Der Revisionswerber war auch nicht befugt und in der Lage, zur Behauptung über das gegen den Kläger anlaufende Verfahren den Wahrheitsbeweis zu erbringen. Denn er begnügte sich nicht damit, das angebliche Anlaufen des Verfahrens zu behaupten, sondern er fügte undeutliche Vermutungen hinzu, die auf subjektiven Annahmen und Abschätzungen beruhten und wofür schon deshalb ein Wahrheitsbeweis dem Beklagten nicht gelingen, aber auch nicht eingeräumt werden konnte.
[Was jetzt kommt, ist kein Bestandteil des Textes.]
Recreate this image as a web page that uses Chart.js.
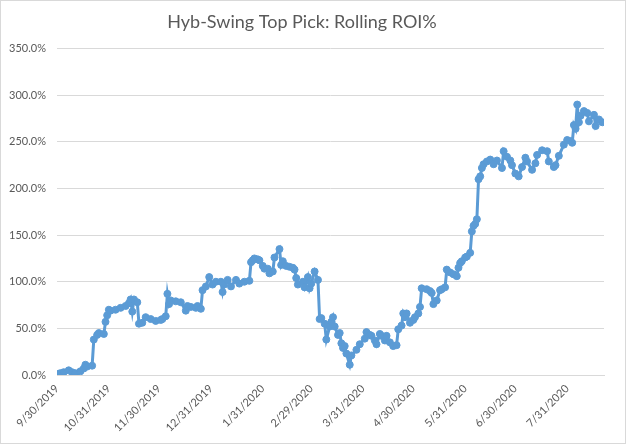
<!DOCTYPE html>
<html>
<head>
<meta charset="utf-8">
<script src="https://cdn.jsdelivr.net/npm/chart.js@4.4.1/dist/chart.umd.min.js"></script>
<style>
  html, body { margin: 0; padding: 0; background: #fff; }
  #wrap { width: 626px; height: 444px; position: relative; }
</style>
</head>
<body>
<div id="wrap"><canvas id="myChart" width="626" height="444"></canvas></div>
<script>
// data
var dates = [
  '9/30/2019','10/2/2019','10/4/2019','10/7/2019','10/9/2019','10/11/2019','10/14/2019','10/16/2019','10/17/2019','10/18/2019',
  '10/21/2019','10/22/2019','10/24/2019','10/25/2019','10/28/2019','10/29/2019','10/30/2019','10/31/2019','11/1/2019','11/4/2019',
  '11/7/2019','11/10/2019','11/12/2019','11/13/2019','11/14/2019','11/15/2019','11/17/2019','11/18/2019','11/20/2019','11/22/2019',
  '11/25/2019','11/28/2019','12/1/2019','12/2/2019','12/4/2019','12/5/2019','12/6/2019','12/7/2019','12/10/2019','12/13/2019',
  '12/16/2019','12/17/2019','12/19/2019','12/22/2019','12/23/2019','12/25/2019','12/26/2019','12/28/2019','12/30/2019','1/1/2020',
  '1/3/2020','1/6/2020','1/7/2020','1/8/2020','1/10/2020','1/12/2020','1/15/2020','1/17/2020','1/20/2020','1/23/2020',
  '1/24/2020','1/25/2020','1/26/2020','1/28/2020','1/29/2020','1/31/2020','2/1/2020','2/3/2020','2/4/2020','2/6/2020',
  '2/7/2020','2/10/2020','2/11/2020','2/12/2020','2/14/2020','2/16/2020','2/18/2020','2/19/2020','2/20/2020','2/21/2020',
  '2/24/2020','2/25/2020','2/27/2020','2/28/2020','2/29/2020','3/2/2020','3/4/2020','3/5/2020','3/6/2020','3/8/2020',
  '3/9/2020','3/11/2020','3/12/2020','3/13/2020','3/14/2020','3/16/2020','3/17/2020','3/18/2020','3/19/2020','3/20/2020',
  '3/21/2020','3/23/2020','3/24/2020','3/27/2020','3/29/2020','4/1/2020','4/2/2020','4/4/2020','4/5/2020','4/7/2020',
  '4/8/2020','4/10/2020','4/11/2020','4/13/2020','4/14/2020','4/16/2020','4/18/2020','4/20/2020','4/21/2020','4/23/2020',
  '4/24/2020','4/25/2020','4/26/2020','4/28/2020','4/30/2020','5/1/2020','5/3/2020','5/4/2020','5/5/2020','5/8/2020',
  '5/10/2020','5/11/2020','5/12/2020','5/14/2020','5/16/2020','5/17/2020','5/19/2020','5/20/2020','5/22/2020','5/24/2020',
  '5/26/2020','5/27/2020','5/28/2020','5/29/2020','5/31/2020','6/1/2020','6/3/2020','6/4/2020','6/5/2020','6/6/2020',
  '6/7/2020','6/8/2020','6/9/2020','6/10/2020','6/11/2020','6/13/2020','6/15/2020','6/17/2020','6/19/2020','6/22/2020',
  '6/23/2020','6/25/2020','6/27/2020','6/28/2020','6/30/2020','7/2/2020','7/4/2020','7/6/2020','7/7/2020','7/10/2020',
  '7/12/2020','7/13/2020','7/16/2020','7/19/2020','7/20/2020','7/23/2020','7/24/2020','7/26/2020','7/29/2020','7/31/2020',
  '8/2/2020','8/3/2020','8/4/2020','8/5/2020','8/6/2020','8/7/2020','8/8/2020','8/10/2020','8/12/2020','8/13/2020',
  '8/16/2020','8/17/2020','8/19/2020','8/21/2020'
];
var roi = [
  1, 2, 3, 5, 3, 2, 4, 7, 11, 9,
  10, 38, 43, 45, 44, 57, 64, 70, 69, 70,
  72, 74, 77, 81, 68, 81, 78, 55, 56, 62,
  60, 58, 59, 60, 63, 87, 76, 80, 79, 78,
  69, 74, 73, 72, 74, 71, 91, 95, 105, 97,
  100, 100, 89, 97, 102, 95, 102, 98, 100, 101,
  121, 123, 125, 124, 123, 117, 114, 114, 109, 111,
  126, 135, 118, 122, 117, 116, 115, 113, 104, 97,
  100, 94, 105, 93, 98, 111, 102, 60, 61, 55,
  38, 52, 57, 62, 52, 43, 45, 34, 29, 31,
  23, 11, 21, 27, 33, 39, 46, 43, 42, 37,
  33, 44, 42, 37, 42, 35, 31, 32, 49, 53,
  66, 62, 66, 56, 59, 62, 66, 73, 93, 92,
  90, 88, 76, 80, 91, 92, 94, 113, 110, 108,
  106, 115, 120, 122, 126, 127, 131, 154, 160, 162,
  167, 210, 213, 222, 226, 229, 231, 226, 230, 222,
  240, 234, 230, 225, 216, 213, 223, 233, 229, 220,
  227, 236, 241, 240, 229, 223, 225, 235, 247, 252,
  251, 249, 268, 264, 290, 271, 278, 283, 281, 272,
  279, 267, 274, 271
];
var tickDates = ['9/30/2019','10/31/2019','11/30/2019','12/31/2019','1/31/2020','2/29/2020','3/31/2020','4/30/2020','5/31/2020','6/30/2020','7/31/2020'];
var yTicks = [0, 50, 100, 150, 200, 250, 300, 350];

function dayNum(s) {
  var p = s.split('/').map(Number);
  return Math.round((Date.UTC(p[2], p[0] - 1, p[1]) - Date.UTC(2019, 8, 30)) / 864e5);
}

var points = [];
for (var i = 0; i < dates.length; i++) {
  points.push({x: dayNum(dates[i]), y: roi[i]});
}
var tickLabel = {};
tickDates.forEach(function(s) { tickLabel[dayNum(s)] = s; });

var grey = '#595959';
var font = {family: 'Lato, "Liberation Sans", sans-serif', size: 11};

// outer chart border like the excel frame
var frame = {
  id: 'frame',
  afterDraw: function(chart) {
    var c = chart.ctx;
    c.save();
    c.strokeStyle = '#d9d9d9';
    c.lineWidth = 1;
    c.strokeRect(0.5, 0.5, chart.width - 1, chart.height - 1);
    c.restore();
  }
};

var ctx = document.getElementById('myChart').getContext('2d');
var myChart = new Chart(ctx, {
  type: 'line',
  data: {
    datasets: [{
      label: 'Rolling ROI%',
      data: points,
      borderColor: '#5b9bd5',
      backgroundColor: '#5b9bd5',
      borderWidth: 3,
      pointRadius: 3.5,
      pointBorderWidth: 1,
      pointBackgroundColor: '#5b9bd5',
      pointBorderColor: '#5b9bd5',
      tension: 0
    }]
  },
  options: {
    responsive: false,
    animation: false,
    layout: {padding: {left: 0, right: 22, top: 0, bottom: 0}},
    plugins: {
      legend: {display: false},
      tooltip: {enabled: false},
      title: {
        display: true,
        text: 'Hyb-Swing Top Pick: Rolling ROI%',
        color: grey,
        font: {family: 'Lato, "Liberation Sans", sans-serif', size: 18, weight: 'normal'},
        padding: {top: 11, bottom: 16}
      }
    },
    scales: {
      x: {
        type: 'linear',
        min: 0,
        max: 327,
        afterBuildTicks: function(scale) {
          scale.ticks = tickDates.map(function(s) { return {value: dayNum(s)}; });
        },
        afterFit: function(scale) { scale.height = 69; },
        grid: {display: false, drawTicks: false},
        border: {display: true, color: '#d9d9d9', width: 1},
        ticks: {
          color: grey,
          font: font,
          padding: 7,
          minRotation: 45,
          maxRotation: 45,
          autoSkip: false,
          callback: function(v) { return tickLabel[v] || ''; }
        }
      },
      y: {
        min: 0,
        max: 350,
        afterBuildTicks: function(scale) {
          scale.ticks = yTicks.map(function(v) { return {value: v}; });
        },
        afterFit: function(scale) { scale.width = 57; },
        grid: {color: '#d9d9d9', drawTicks: false},
        border: {display: false},
        ticks: {
          color: grey,
          font: font,
          padding: 11,
          callback: function(v) { return v.toFixed(1) + '%'; }
        }
      }
    }
  },
  plugins: [frame]
});
</script>
</body>
</html>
Es war auch in dieser Hinsicht nicht nötig, weitere Beweise aufzunehmen.

Das Revisionsgericht teilt schließlich auch die Rechtsansicht des Berufungsgerichtes, daß die Handlungsweise des Beklagten sittenwidrig war, weil die Äußerung über das anlaufende Verfahren gegen den Kläger auf eigene, zum Zweck des Wettbewerbs unternommene Umtriebe unlauterer Art zurückzuführen ist.

Es liegen die Tatbestände der §§ 1 und 7 UWG. vor. Im übrigen genügt es, auf die Begründung des angefochtenen Urteils des Berufungsgerichtes zu verweisen. Bemerkt sei, daß von bloßen Abwehrmaßnahmen des Beklagten gegen eine unlautere Firmenverwendung oder ungehörige Geschäftspraktiken des Klägers nicht gesprochen werden kann. Denn allfälliger unlauterer Wettbewerb des Klägers gab dem Beklagten über das Recht zu angemessener Information der Kundschaft hinaus nicht die Befugnis, selbst unlautere Mittel im Wettbewerb anzuwenden (SZ. IX/287 und X/77).

Soweit jedoch der Kläger die Befugnis zur Veröffentlichung des Urteils in zwei Zeitungen gemäß § 25 Abs. 4 UWG. begehrt, ist die Revision begrundet. Die Untergerichte haben die tatsächliche Weiterverbreitung des Inhalts des Rundschreibens durch dessen Empfänger nicht als erwiesen angenommen. Es besteht deshalb kein zureichender Grund, das Publikum, bei dem die Behauptungen des Beklagten keine Publizität erlangt haben, durch die Zeitung aufzuklären. In dieser Richtung liegt der Revisionsgrund der unrichtigen rechtlichen Beurteilung vor. Im übrigen war der Revision hingegen der Erfolg zu versagen.